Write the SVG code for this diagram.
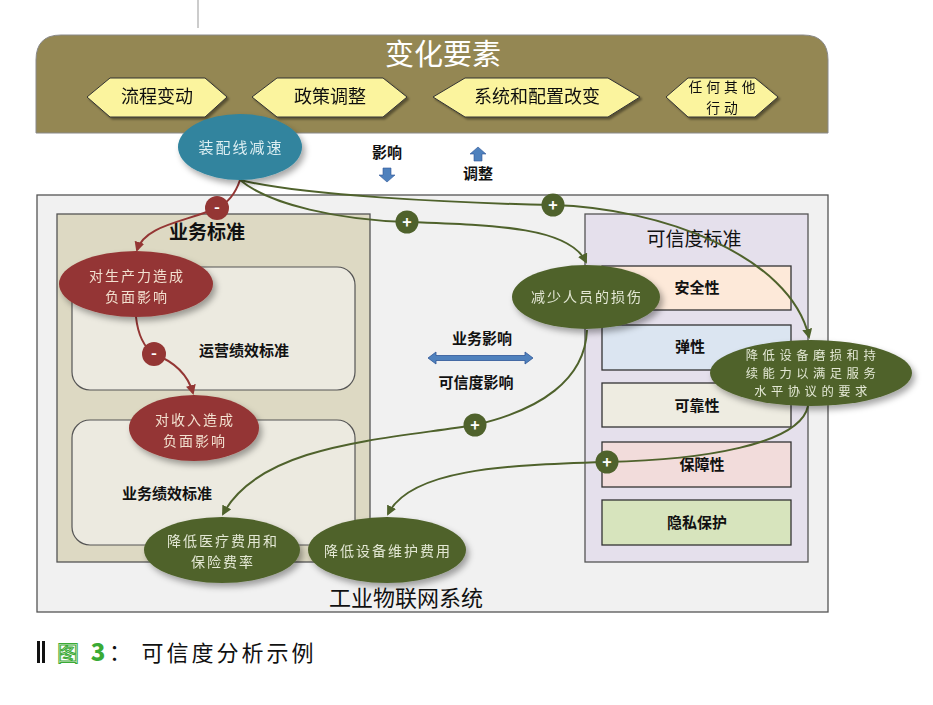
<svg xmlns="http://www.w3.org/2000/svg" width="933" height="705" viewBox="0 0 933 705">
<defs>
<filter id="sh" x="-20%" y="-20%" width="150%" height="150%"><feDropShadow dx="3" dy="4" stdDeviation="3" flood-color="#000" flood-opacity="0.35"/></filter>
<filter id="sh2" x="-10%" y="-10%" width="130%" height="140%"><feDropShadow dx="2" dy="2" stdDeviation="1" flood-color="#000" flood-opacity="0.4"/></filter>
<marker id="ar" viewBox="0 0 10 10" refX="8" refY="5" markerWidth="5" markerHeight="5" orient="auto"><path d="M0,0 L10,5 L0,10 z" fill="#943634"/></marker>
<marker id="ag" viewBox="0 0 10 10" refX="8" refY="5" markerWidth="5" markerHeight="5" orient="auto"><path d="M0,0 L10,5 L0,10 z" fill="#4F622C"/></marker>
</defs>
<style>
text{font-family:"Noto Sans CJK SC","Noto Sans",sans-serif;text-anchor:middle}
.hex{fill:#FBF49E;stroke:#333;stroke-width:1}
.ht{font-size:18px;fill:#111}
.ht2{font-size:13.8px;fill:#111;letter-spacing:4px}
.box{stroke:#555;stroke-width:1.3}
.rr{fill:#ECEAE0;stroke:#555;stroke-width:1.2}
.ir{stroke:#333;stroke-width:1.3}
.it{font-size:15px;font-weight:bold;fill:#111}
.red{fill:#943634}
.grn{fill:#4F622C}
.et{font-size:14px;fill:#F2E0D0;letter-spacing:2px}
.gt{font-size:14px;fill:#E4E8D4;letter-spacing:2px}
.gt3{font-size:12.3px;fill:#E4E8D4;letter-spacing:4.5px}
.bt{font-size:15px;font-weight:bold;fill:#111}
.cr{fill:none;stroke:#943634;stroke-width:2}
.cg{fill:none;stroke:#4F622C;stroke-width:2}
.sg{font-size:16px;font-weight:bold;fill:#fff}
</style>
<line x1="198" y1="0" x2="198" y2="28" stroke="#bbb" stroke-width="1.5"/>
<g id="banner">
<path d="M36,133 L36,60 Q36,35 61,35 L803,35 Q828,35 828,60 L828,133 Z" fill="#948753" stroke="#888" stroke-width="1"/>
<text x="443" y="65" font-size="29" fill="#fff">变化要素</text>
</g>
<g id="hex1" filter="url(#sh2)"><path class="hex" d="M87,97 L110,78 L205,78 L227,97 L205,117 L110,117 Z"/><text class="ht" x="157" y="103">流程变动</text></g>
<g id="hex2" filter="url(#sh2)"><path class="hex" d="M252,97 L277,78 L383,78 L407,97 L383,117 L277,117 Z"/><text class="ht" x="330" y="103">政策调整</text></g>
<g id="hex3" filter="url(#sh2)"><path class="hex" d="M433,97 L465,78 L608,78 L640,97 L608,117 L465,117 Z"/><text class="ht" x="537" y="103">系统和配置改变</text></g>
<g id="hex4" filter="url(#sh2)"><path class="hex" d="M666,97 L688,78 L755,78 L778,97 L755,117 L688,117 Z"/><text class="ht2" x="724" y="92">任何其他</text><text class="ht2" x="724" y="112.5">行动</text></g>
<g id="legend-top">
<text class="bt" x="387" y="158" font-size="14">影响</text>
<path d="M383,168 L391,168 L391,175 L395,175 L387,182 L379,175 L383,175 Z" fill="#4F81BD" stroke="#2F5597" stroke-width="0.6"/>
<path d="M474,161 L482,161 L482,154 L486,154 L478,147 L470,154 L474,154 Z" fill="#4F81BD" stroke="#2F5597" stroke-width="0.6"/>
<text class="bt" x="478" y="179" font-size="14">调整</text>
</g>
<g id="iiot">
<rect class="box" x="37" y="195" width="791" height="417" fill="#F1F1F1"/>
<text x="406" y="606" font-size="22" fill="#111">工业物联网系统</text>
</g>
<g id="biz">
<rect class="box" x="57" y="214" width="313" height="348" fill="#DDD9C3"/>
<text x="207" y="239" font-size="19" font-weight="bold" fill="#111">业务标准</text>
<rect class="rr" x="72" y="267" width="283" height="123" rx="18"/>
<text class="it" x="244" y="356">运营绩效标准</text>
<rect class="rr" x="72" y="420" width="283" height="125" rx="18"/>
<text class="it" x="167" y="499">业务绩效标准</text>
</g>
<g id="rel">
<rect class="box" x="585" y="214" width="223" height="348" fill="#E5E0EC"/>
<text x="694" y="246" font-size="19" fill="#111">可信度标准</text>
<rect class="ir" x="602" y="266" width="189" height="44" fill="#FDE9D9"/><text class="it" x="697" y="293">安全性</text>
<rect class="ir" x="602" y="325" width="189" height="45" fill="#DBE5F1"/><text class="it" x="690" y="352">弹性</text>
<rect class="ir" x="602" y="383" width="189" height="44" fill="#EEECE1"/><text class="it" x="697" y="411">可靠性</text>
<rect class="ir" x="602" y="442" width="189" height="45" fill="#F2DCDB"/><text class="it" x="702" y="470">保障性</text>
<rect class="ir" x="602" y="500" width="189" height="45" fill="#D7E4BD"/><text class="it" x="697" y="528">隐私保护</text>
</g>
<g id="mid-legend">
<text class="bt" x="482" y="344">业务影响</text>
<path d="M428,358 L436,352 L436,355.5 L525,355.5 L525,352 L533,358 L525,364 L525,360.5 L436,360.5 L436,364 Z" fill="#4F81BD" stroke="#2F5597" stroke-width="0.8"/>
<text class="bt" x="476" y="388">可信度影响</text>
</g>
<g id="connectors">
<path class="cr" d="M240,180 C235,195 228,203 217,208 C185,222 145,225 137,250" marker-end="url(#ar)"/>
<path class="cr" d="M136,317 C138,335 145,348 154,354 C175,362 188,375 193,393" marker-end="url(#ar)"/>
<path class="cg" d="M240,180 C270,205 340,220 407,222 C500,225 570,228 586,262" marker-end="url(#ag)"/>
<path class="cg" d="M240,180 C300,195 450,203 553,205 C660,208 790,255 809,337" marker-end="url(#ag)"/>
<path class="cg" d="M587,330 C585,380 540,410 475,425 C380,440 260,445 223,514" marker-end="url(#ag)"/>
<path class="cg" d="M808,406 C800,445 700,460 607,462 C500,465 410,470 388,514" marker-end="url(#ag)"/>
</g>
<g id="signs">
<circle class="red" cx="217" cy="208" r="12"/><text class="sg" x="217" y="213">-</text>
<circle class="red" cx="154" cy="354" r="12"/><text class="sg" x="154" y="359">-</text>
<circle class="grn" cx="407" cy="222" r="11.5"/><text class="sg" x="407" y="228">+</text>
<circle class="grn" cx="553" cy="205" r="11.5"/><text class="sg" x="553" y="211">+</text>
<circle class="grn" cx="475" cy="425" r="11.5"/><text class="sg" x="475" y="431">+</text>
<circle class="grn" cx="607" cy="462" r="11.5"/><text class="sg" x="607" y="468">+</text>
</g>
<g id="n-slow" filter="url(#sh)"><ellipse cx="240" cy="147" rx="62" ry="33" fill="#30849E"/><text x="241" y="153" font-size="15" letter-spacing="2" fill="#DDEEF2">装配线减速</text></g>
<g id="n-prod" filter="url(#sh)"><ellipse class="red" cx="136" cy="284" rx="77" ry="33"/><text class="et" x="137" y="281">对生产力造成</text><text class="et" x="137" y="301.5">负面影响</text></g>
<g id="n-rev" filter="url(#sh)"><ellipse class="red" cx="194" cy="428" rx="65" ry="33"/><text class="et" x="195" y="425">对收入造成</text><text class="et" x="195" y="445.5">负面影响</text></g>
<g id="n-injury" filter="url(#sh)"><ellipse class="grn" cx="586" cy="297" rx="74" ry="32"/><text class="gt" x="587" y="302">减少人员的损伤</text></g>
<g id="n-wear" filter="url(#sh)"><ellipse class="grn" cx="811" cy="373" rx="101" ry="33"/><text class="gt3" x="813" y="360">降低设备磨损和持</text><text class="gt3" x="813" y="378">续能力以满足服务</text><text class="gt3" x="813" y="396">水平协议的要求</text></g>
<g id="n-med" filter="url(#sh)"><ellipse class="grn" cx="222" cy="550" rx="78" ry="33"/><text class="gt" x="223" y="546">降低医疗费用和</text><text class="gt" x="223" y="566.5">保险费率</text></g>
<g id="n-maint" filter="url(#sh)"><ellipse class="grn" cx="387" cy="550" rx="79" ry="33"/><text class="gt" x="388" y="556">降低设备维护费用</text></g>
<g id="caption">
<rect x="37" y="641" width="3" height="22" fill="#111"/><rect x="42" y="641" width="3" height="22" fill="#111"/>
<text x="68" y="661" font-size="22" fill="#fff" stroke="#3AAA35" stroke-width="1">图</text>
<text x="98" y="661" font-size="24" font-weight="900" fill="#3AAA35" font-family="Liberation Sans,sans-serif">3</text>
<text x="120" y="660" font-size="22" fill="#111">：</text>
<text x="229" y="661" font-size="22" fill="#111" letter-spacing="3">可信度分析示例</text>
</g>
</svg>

__________________________________________________

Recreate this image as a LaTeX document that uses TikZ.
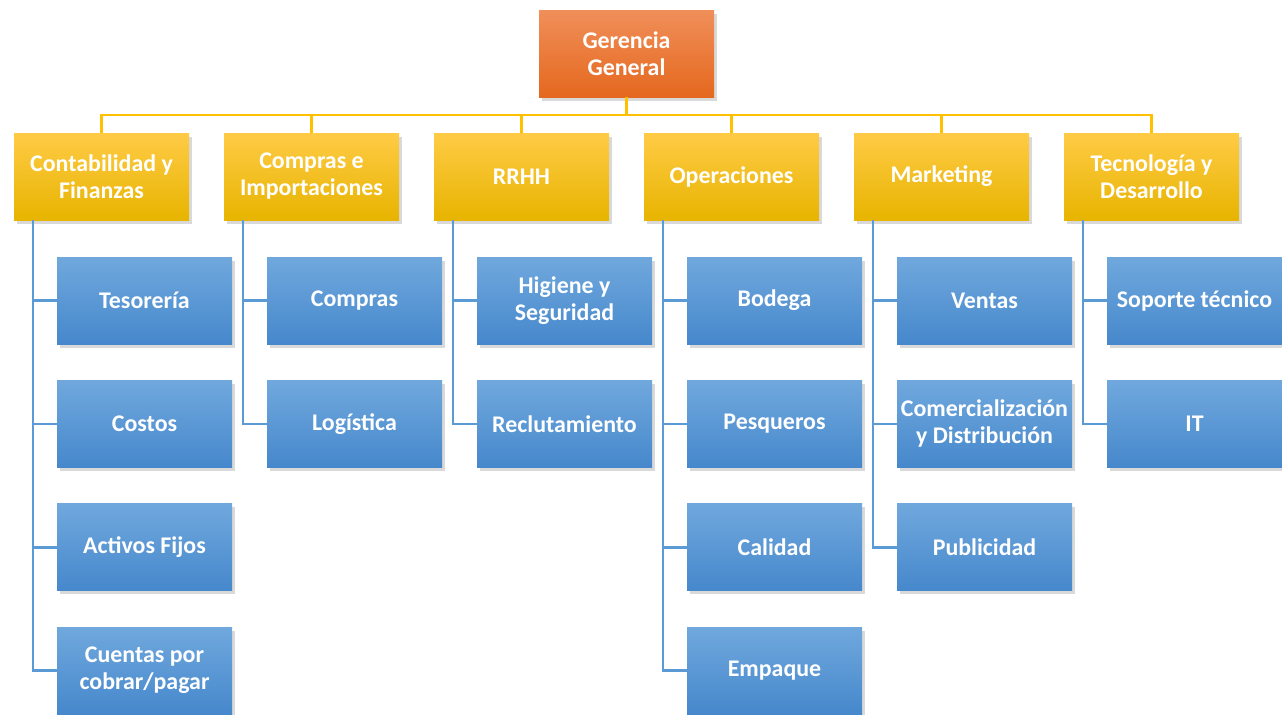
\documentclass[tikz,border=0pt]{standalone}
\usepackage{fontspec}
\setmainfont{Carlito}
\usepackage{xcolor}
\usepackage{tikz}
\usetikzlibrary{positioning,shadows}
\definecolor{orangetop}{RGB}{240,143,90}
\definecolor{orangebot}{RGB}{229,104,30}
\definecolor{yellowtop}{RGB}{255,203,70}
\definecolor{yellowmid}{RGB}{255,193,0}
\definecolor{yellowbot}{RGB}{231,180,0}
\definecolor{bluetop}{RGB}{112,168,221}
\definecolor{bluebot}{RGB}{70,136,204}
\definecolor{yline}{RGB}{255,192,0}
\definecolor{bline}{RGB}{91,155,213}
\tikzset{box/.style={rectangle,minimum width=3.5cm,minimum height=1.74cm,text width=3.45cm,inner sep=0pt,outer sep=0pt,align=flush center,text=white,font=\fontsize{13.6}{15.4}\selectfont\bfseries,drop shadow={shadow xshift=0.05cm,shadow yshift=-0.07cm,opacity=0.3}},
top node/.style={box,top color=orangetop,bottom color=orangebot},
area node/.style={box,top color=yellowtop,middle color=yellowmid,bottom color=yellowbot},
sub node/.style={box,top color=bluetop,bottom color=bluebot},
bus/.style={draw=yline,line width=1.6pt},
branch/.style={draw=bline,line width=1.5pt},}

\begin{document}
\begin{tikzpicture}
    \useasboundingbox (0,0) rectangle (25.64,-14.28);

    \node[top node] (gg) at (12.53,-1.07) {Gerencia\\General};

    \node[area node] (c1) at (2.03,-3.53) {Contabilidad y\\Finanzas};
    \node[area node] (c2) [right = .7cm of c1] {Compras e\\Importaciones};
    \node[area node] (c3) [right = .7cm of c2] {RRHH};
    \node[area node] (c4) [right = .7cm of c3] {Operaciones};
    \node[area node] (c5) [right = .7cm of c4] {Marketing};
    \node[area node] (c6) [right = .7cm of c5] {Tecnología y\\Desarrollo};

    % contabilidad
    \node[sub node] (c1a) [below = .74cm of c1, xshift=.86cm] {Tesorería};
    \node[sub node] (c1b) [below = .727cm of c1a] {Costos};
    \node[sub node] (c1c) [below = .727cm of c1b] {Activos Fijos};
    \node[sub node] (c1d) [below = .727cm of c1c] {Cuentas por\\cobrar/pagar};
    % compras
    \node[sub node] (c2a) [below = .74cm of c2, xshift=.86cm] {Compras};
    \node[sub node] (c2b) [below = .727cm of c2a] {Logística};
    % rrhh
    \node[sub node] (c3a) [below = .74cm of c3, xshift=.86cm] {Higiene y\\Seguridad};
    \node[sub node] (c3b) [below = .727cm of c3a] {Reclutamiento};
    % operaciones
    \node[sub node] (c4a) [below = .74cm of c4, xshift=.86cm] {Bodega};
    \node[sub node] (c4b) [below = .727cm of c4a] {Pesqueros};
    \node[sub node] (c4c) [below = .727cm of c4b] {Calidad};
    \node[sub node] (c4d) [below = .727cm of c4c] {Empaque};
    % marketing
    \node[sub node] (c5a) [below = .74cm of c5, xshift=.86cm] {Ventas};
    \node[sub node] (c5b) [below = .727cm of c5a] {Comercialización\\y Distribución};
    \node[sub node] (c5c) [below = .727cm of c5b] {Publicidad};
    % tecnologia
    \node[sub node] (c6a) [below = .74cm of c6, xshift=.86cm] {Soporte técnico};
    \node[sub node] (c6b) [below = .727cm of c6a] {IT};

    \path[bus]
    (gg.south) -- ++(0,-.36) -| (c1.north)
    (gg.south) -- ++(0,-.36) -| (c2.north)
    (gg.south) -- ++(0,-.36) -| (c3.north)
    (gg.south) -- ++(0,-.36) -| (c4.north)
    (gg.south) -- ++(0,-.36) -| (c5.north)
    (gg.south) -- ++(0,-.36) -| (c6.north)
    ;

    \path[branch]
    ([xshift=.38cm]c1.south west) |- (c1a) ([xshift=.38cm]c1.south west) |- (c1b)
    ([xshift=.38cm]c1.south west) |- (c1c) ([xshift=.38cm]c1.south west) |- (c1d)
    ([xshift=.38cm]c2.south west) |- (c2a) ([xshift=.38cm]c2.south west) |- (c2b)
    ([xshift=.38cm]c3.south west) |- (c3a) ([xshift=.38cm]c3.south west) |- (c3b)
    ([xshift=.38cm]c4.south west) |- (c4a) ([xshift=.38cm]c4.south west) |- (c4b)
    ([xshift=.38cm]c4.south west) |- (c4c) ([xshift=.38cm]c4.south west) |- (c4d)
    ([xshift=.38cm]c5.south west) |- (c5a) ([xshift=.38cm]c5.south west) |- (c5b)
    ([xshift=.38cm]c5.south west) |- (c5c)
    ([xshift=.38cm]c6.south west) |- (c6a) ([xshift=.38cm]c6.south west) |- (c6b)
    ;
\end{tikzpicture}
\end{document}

__________________________________________________

> **Aim of the task**:
Copy every line above that holds the word "this".

> **Complete response**:
Write the SVG code for this diagram.
Recreate this image as a LaTeX document that uses TikZ.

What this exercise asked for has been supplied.